Keep Your House Clean

Not only coastal museums are endangered. Sacramento, California, is America’s most flood-prone city. More than 1,100 miles of levees protect the region, which sits at the meeting of the American and Sacramento Rivers. 

“I’ve thought a lot about how you mitigate that risk,” said Lial Jones, director of the Crocker Art Museum. “We moved our collections to the second and third floor. Our storage is on the second floor, and our primary galleries on the third. We have offsite storage that is not in a flood zone.” 

The Crocker has also worked to reduce its energy consumption with measures like heat-reflecting roofing. But sometimes, it’s the expectations that have to change. 
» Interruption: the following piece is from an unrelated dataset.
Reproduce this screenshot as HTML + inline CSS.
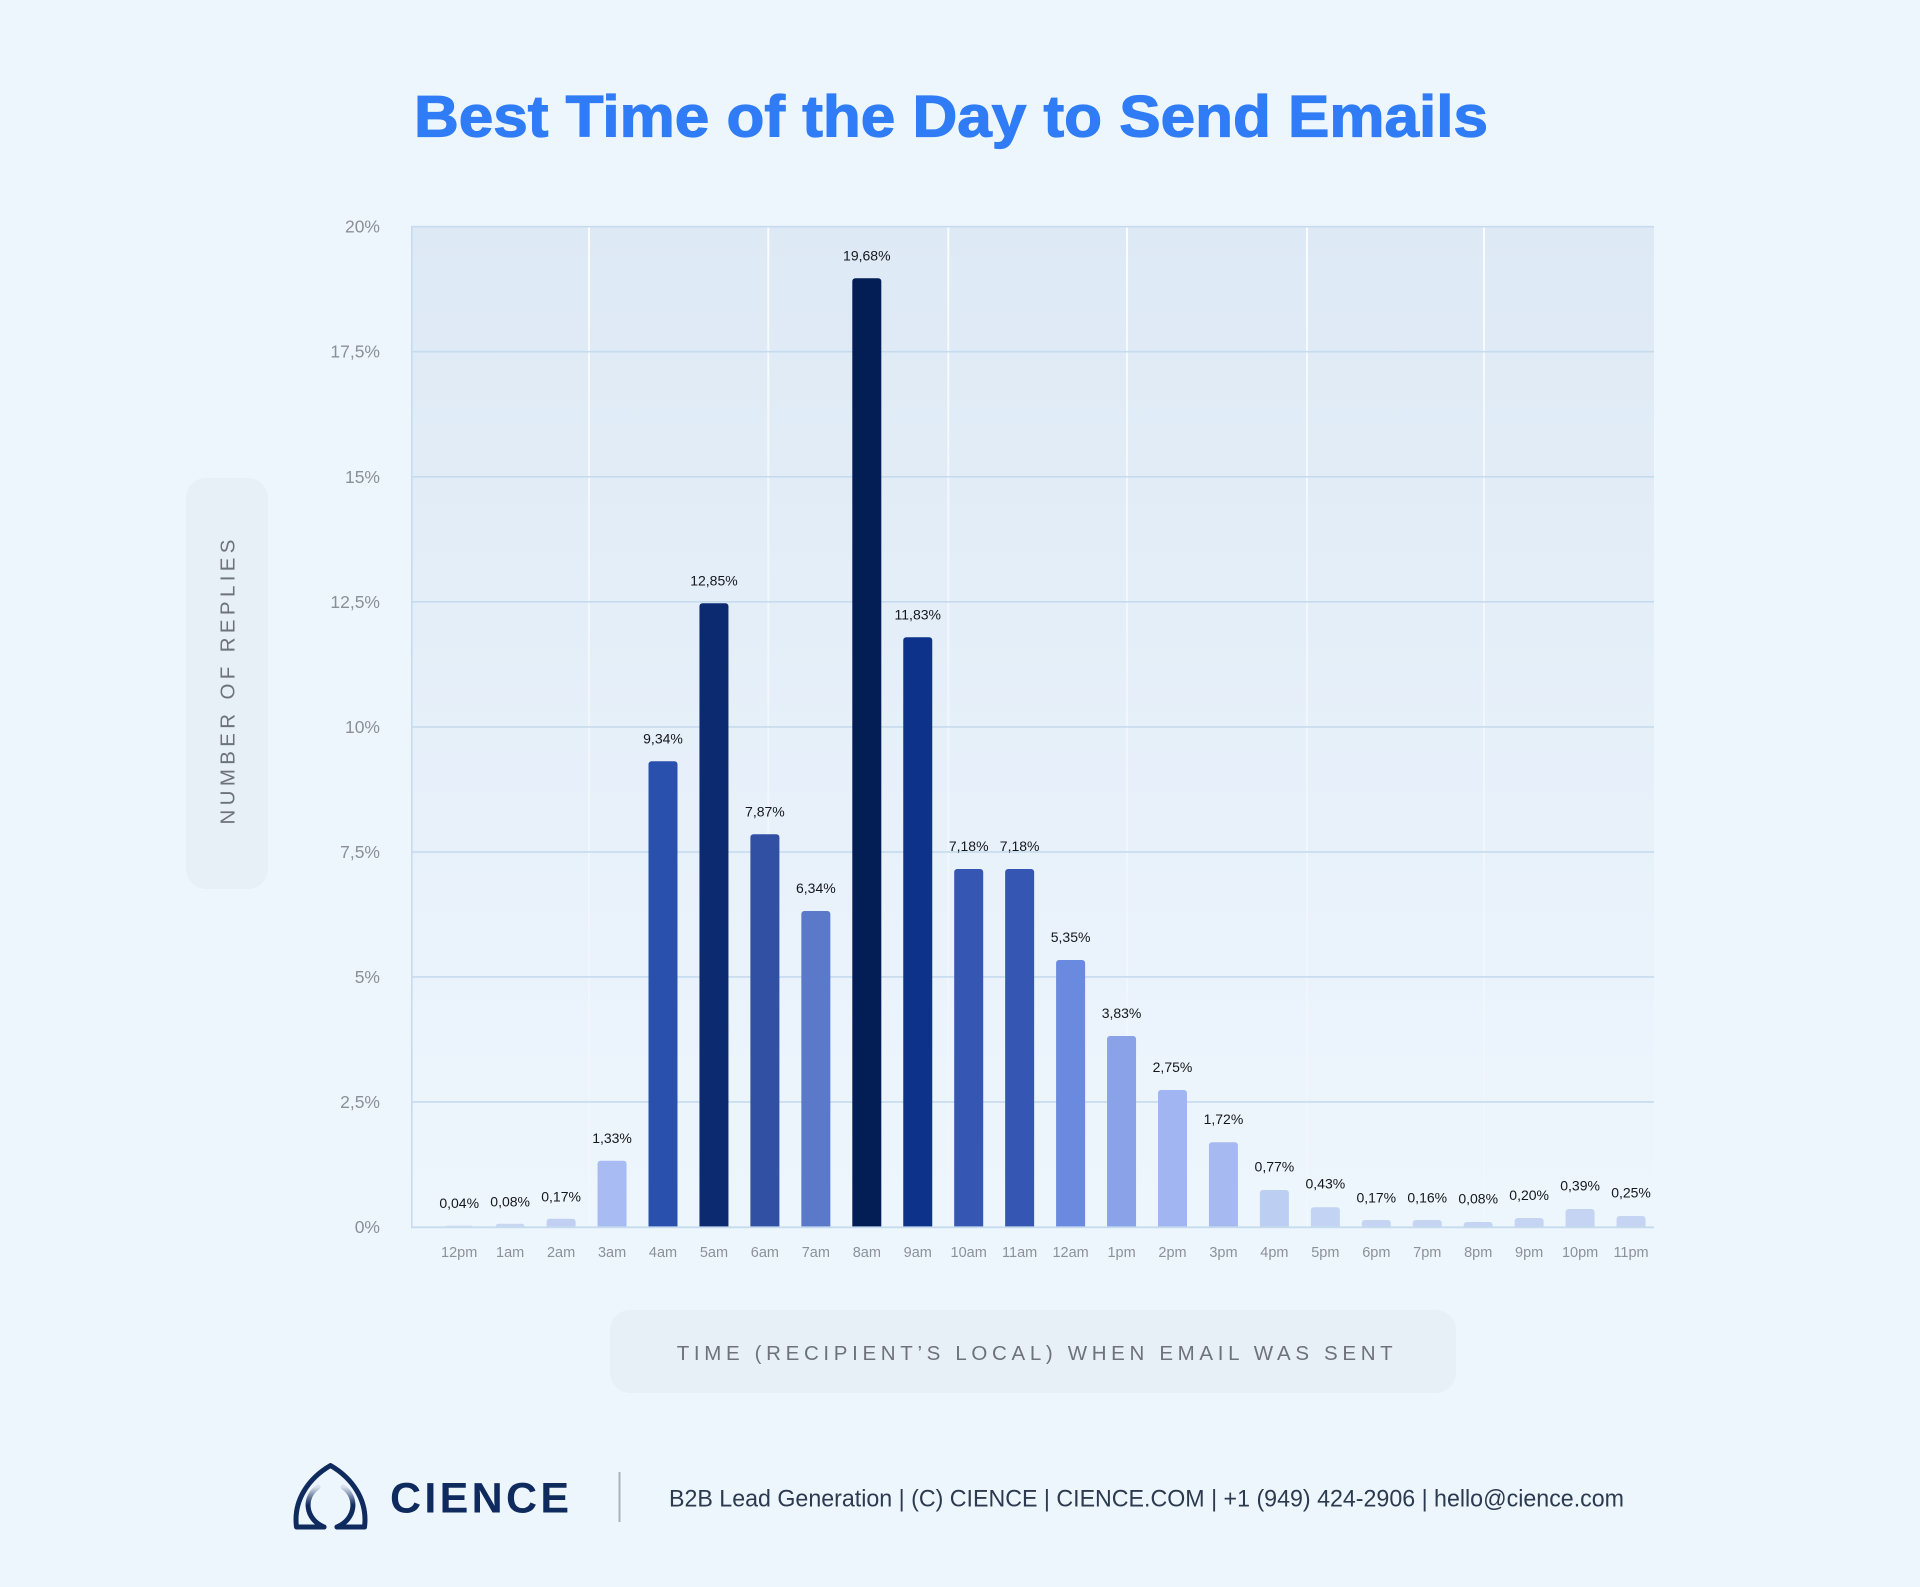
<!DOCTYPE html>
<html>
<head>
<meta charset="utf-8">
<style>
  html,body{margin:0;padding:0;background:#eef6fd;}
  svg{display:block;}
  text{font-family:"Liberation Sans",Arial,sans-serif;}
</style>
</head>
<body>
<svg width="1920" height="1587" viewBox="0 0 1920 1587" xmlns="http://www.w3.org/2000/svg">
  <defs>
    <linearGradient id="plotbg" x1="0" y1="0" x2="0" y2="1">
      <stop offset="0" stop-color="#dde9f5"/>
      <stop offset="0.6" stop-color="#e8f1fa"/>
      <stop offset="1" stop-color="#eef6fd"/>
    </linearGradient>
    <linearGradient id="vline" x1="0" y1="0" x2="0" y2="1">
      <stop offset="0" stop-color="#ffffff" stop-opacity="0.85"/>
      <stop offset="0.6" stop-color="#ffffff" stop-opacity="0.35"/>
      <stop offset="1" stop-color="#ffffff" stop-opacity="0.1"/>
    </linearGradient>
    <linearGradient id="logoL" x1="0" y1="1" x2="0" y2="0">
      <stop offset="0" stop-color="#0f2b5e"/>
      <stop offset="0.55" stop-color="#0f2b5e"/>
      <stop offset="1" stop-color="#0f2b5e" stop-opacity="0.1"/>
    </linearGradient>
    <clipPath id="plotclip">
      <rect x="400" y="200" width="1260" height="1027"/>
    </clipPath>
  </defs>

  <rect x="0" y="0" width="1920" height="1587" fill="#eef6fd"/>

  <!-- Title -->
  <text x="414" y="136.7" font-size="58.5" font-weight="bold" fill="#2f7cf6" stroke="#2f7cf6" stroke-width="1.2" textLength="1074" lengthAdjust="spacingAndGlyphs">Best Time of the Day to Send Emails</text>

  <!-- Plot background -->
  <rect x="411" y="226.7" width="1243" height="1000.3" fill="url(#plotbg)"/>
  <!-- vertical white lines -->
  <g fill="url(#vline)">
    <rect x="588" y="227" width="2" height="1000"/>
    <rect x="767.3" y="227" width="2" height="1000"/>
    <rect x="947.3" y="227" width="2" height="1000"/>
    <rect x="1126" y="227" width="2" height="1000"/>
    <rect x="1306" y="227" width="2" height="1000"/>
    <rect x="1483" y="227" width="2" height="1000"/>
  </g>

  <!-- gridlines -->
  <g stroke="#c6dbee" stroke-width="1.6">
    <line x1="411" y1="226.7" x2="1654" y2="226.7"/>
    <line x1="411" y1="351.7" x2="1654" y2="351.7"/>
    <line x1="411" y1="476.8" x2="1654" y2="476.8"/>
    <line x1="411" y1="601.8" x2="1654" y2="601.8"/>
    <line x1="411" y1="726.9" x2="1654" y2="726.9"/>
    <line x1="411" y1="851.9" x2="1654" y2="851.9"/>
    <line x1="411" y1="976.9" x2="1654" y2="976.9"/>
    <line x1="411" y1="1101.9" x2="1654" y2="1101.9"/>
    <line x1="411.8" y1="226" x2="411.8" y2="1227"/>
  </g>

  <!-- y tick labels -->
  <g font-size="17.5" fill="#8b9097" text-anchor="end">
    <text x="380" y="232.7">20%</text>
    <text x="380" y="357.7">17,5%</text>
    <text x="380" y="482.8">15%</text>
    <text x="380" y="607.8">12,5%</text>
    <text x="380" y="732.9">10%</text>
    <text x="380" y="857.9">7,5%</text>
    <text x="380" y="982.9">5%</text>
    <text x="380" y="1107.9">2,5%</text>
    <text x="380" y="1233">0%</text>
  </g>

  <!-- bars -->
  <g clip-path="url(#plotclip)">
    <rect x="444.7" y="1225.5" width="29" height="10" rx="3" fill="#d3def3"/>
    <rect x="495.65" y="1223.7" width="29" height="10" rx="3" fill="#c9d6f1"/>
    <rect x="546.6" y="1218.7" width="29" height="20" rx="3" fill="#c0cff2"/>
    <rect x="597.55" y="1160.8" width="29" height="80" rx="3" fill="#a8bcf3"/>
    <rect x="648.5" y="761.3" width="29" height="480" rx="3" fill="#2a50ad"/>
    <rect x="699.45" y="603.3" width="29" height="640" rx="3" fill="#0c2a70"/>
    <rect x="750.4" y="834.3" width="29" height="400" rx="3" fill="#3150a3"/>
    <rect x="801.35" y="911" width="29" height="330" rx="3" fill="#5a79c8"/>
    <rect x="852.3" y="278.3" width="29" height="960" rx="3" fill="#031d55"/>
    <rect x="903.25" y="637.3" width="29" height="600" rx="3" fill="#0d3289"/>
    <rect x="954.2" y="869" width="29" height="370" rx="3" fill="#3557b3"/>
    <rect x="1005.15" y="869" width="29" height="370" rx="3" fill="#3557b3"/>
    <rect x="1056.1" y="960" width="29" height="280" rx="3" fill="#6a8ae0"/>
    <rect x="1107.05" y="1036" width="29" height="200" rx="3" fill="#89a2e8"/>
    <rect x="1158" y="1090" width="29" height="150" rx="3" fill="#a0b5f1"/>
    <rect x="1208.95" y="1142.3" width="29" height="100" rx="3" fill="#a6b9f1"/>
    <rect x="1259.9" y="1190" width="29" height="50" rx="3" fill="#bccff3"/>
    <rect x="1310.85" y="1207.3" width="29" height="30" rx="3" fill="#c2d3f3"/>
    <rect x="1361.8" y="1220" width="29" height="20" rx="3" fill="#c5d4f2"/>
    <rect x="1412.75" y="1220" width="29" height="20" rx="3" fill="#c5d4f2"/>
    <rect x="1463.7" y="1222" width="29" height="20" rx="3" fill="#c5d4f2"/>
    <rect x="1514.65" y="1218" width="29" height="20" rx="3" fill="#c5d4f2"/>
    <rect x="1565.6" y="1209" width="29" height="30" rx="3" fill="#c5d4f2"/>
    <rect x="1616.55" y="1216" width="29" height="20" rx="3" fill="#c5d4f2"/>
  </g>

  <!-- x axis line -->
  <line x1="411" y1="1227.3" x2="1654" y2="1227.3" stroke="#c6dbee" stroke-width="1.8"/>

  <!-- value labels -->
  <g font-size="14" fill="#15171c" text-anchor="middle">
    <text x="459.2" y="1208">0,04%</text>
    <text x="510.15" y="1206.3">0,08%</text>
    <text x="561.1" y="1201.3">0,17%</text>
    <text x="612.05" y="1142.8">1,33%</text>
    <text x="663" y="743.3">9,34%</text>
    <text x="713.95" y="585.3">12,85%</text>
    <text x="764.9" y="816.3">7,87%</text>
    <text x="815.85" y="893">6,34%</text>
    <text x="866.8" y="260.5">19,68%</text>
    <text x="917.75" y="619.3">11,83%</text>
    <text x="968.7" y="851">7,18%</text>
    <text x="1019.65" y="851">7,18%</text>
    <text x="1070.6" y="942">5,35%</text>
    <text x="1121.55" y="1018">3,83%</text>
    <text x="1172.5" y="1072">2,75%</text>
    <text x="1223.45" y="1124">1,72%</text>
    <text x="1274.4" y="1171.7">0,77%</text>
    <text x="1325.35" y="1188.7">0,43%</text>
    <text x="1376.3" y="1202.3">0,17%</text>
    <text x="1427.25" y="1202.3">0,16%</text>
    <text x="1478.2" y="1203.3">0,08%</text>
    <text x="1529.15" y="1200">0,20%</text>
    <text x="1580.1" y="1190.7">0,39%</text>
    <text x="1631.05" y="1197.7">0,25%</text>
  </g>

  <!-- x tick labels -->
  <g font-size="14.5" fill="#8a9199" text-anchor="middle">
    <text x="459.2" y="1257">12pm</text>
    <text x="510.15" y="1257">1am</text>
    <text x="561.1" y="1257">2am</text>
    <text x="612.05" y="1257">3am</text>
    <text x="663" y="1257">4am</text>
    <text x="713.95" y="1257">5am</text>
    <text x="764.9" y="1257">6am</text>
    <text x="815.85" y="1257">7am</text>
    <text x="866.8" y="1257">8am</text>
    <text x="917.75" y="1257">9am</text>
    <text x="968.7" y="1257">10am</text>
    <text x="1019.65" y="1257">11am</text>
    <text x="1070.6" y="1257">12am</text>
    <text x="1121.55" y="1257">1pm</text>
    <text x="1172.5" y="1257">2pm</text>
    <text x="1223.45" y="1257">3pm</text>
    <text x="1274.4" y="1257">4pm</text>
    <text x="1325.35" y="1257">5pm</text>
    <text x="1376.3" y="1257">6pm</text>
    <text x="1427.25" y="1257">7pm</text>
    <text x="1478.2" y="1257">8pm</text>
    <text x="1529.15" y="1257">9pm</text>
    <text x="1580.1" y="1257">10pm</text>
    <text x="1631.05" y="1257">11pm</text>
  </g>

  <!-- Y axis title box -->
  <rect x="186" y="478" width="82" height="411" rx="20" fill="#e7eff7"/>
  <g transform="translate(234.5,682) rotate(-90)">
    <text x="-142.5" y="0" font-size="20.5" fill="#6d737a" textLength="285" lengthAdjust="spacing">NUMBER OF REPLIES</text>
  </g>

  <!-- X axis title box -->
  <rect x="610" y="1310" width="846" height="83" rx="20" fill="#e7eff7"/>
  <text x="676.7" y="1360" font-size="20.5" fill="#6d737a" textLength="716" lengthAdjust="spacing">TIME (RECIPIENT’S LOCAL) WHEN EMAIL WAS SENT</text>

  <!-- Footer logo -->
  <g fill="none" stroke-linecap="round" stroke-linejoin="round">
    <path d="M296.5,1527 C293,1500 309,1478 330.5,1465.5 C352,1478 368,1500 364.5,1527 L337,1527 M296.5,1527 L324,1527" stroke="#0f2b5e" stroke-width="5"/>
    <path d="M324,1527 C305,1519 303,1497 318,1487" stroke="url(#logoL)" stroke-width="5"/>
    <path d="M337,1527 C356,1519 358,1497 343,1487" stroke="url(#logoL)" stroke-width="5"/>
  </g>
  <text x="390" y="1512.7" font-size="43" font-weight="bold" fill="#0f2b5e" textLength="179" lengthAdjust="spacing">CIENCE</text>
  <line x1="619.5" y1="1472" x2="619.5" y2="1522" stroke="#a8b3c0" stroke-width="2"/>
  <text x="669" y="1506.7" font-size="24" fill="#2c3a50" textLength="955" lengthAdjust="spacingAndGlyphs">B2B Lead Generation | (C) CIENCE | CIENCE.COM | +1 (949) 424-2906 | hello@cience.com</text>
</svg>
</body>
</html>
Jones said she was trained to think that artworks in museums shouldn’t be hit by temperature changes of more than three degrees in a 30-day period, and that humidity levels shouldn’t vary more than one percent. 

Yet that has become far too expensive to maintain, she said, adding that for centuries before modern climate control, artworks survived. 

Elsewhere, some museums are already coming underwater even without storms.

Flooding is a problem at the Strawbery Banke Museum in Portsmouth, New Hampshire, even when weather conditions are favorable.

Flooding is a problem at the Strawbery Banke Museum in Portsmouth, New Hampshire, even when weather conditions are favorable.

The Strawbery Banke Museum, in Portsmouth, New Hampshire—a 10-acre site with historic buildings and gardens in a waterfront neighborhood established in the 1630s—has seen 16 inches of saltwater drain into some of its buildings during high tide, even on a beautiful day. That water is now dissolving some of the buildings’ centuries-old bricks. 

“We’ve been seeing rapid decay in a number of the buildings since the early ’80s,” said Rodney Rowland, director of special projects and facilities. A capital campaign aims to raise half a million dollars to put protections in place, including potentially finding ways to store water at high tide and then pump it back out afterward. But it’s too late for some parts of the historic houses. 

“We’re going to lose some history,” he said. “We already have. The question is how much we have to lose to save the rest.” 

Erik Neil, director of Norfolk’s Chrysler Museum, is also looking at big solutions. The institution’s master plan includes raising the streets around the museum and elevating its glass studio by nine feet. He also hopes to buy adjacent properties to provide run-off space. 

“It does keep you awake at night,” he said. “I worry that it’s going to take a disaster in some museum for this to be really recognized and move the dialogue.”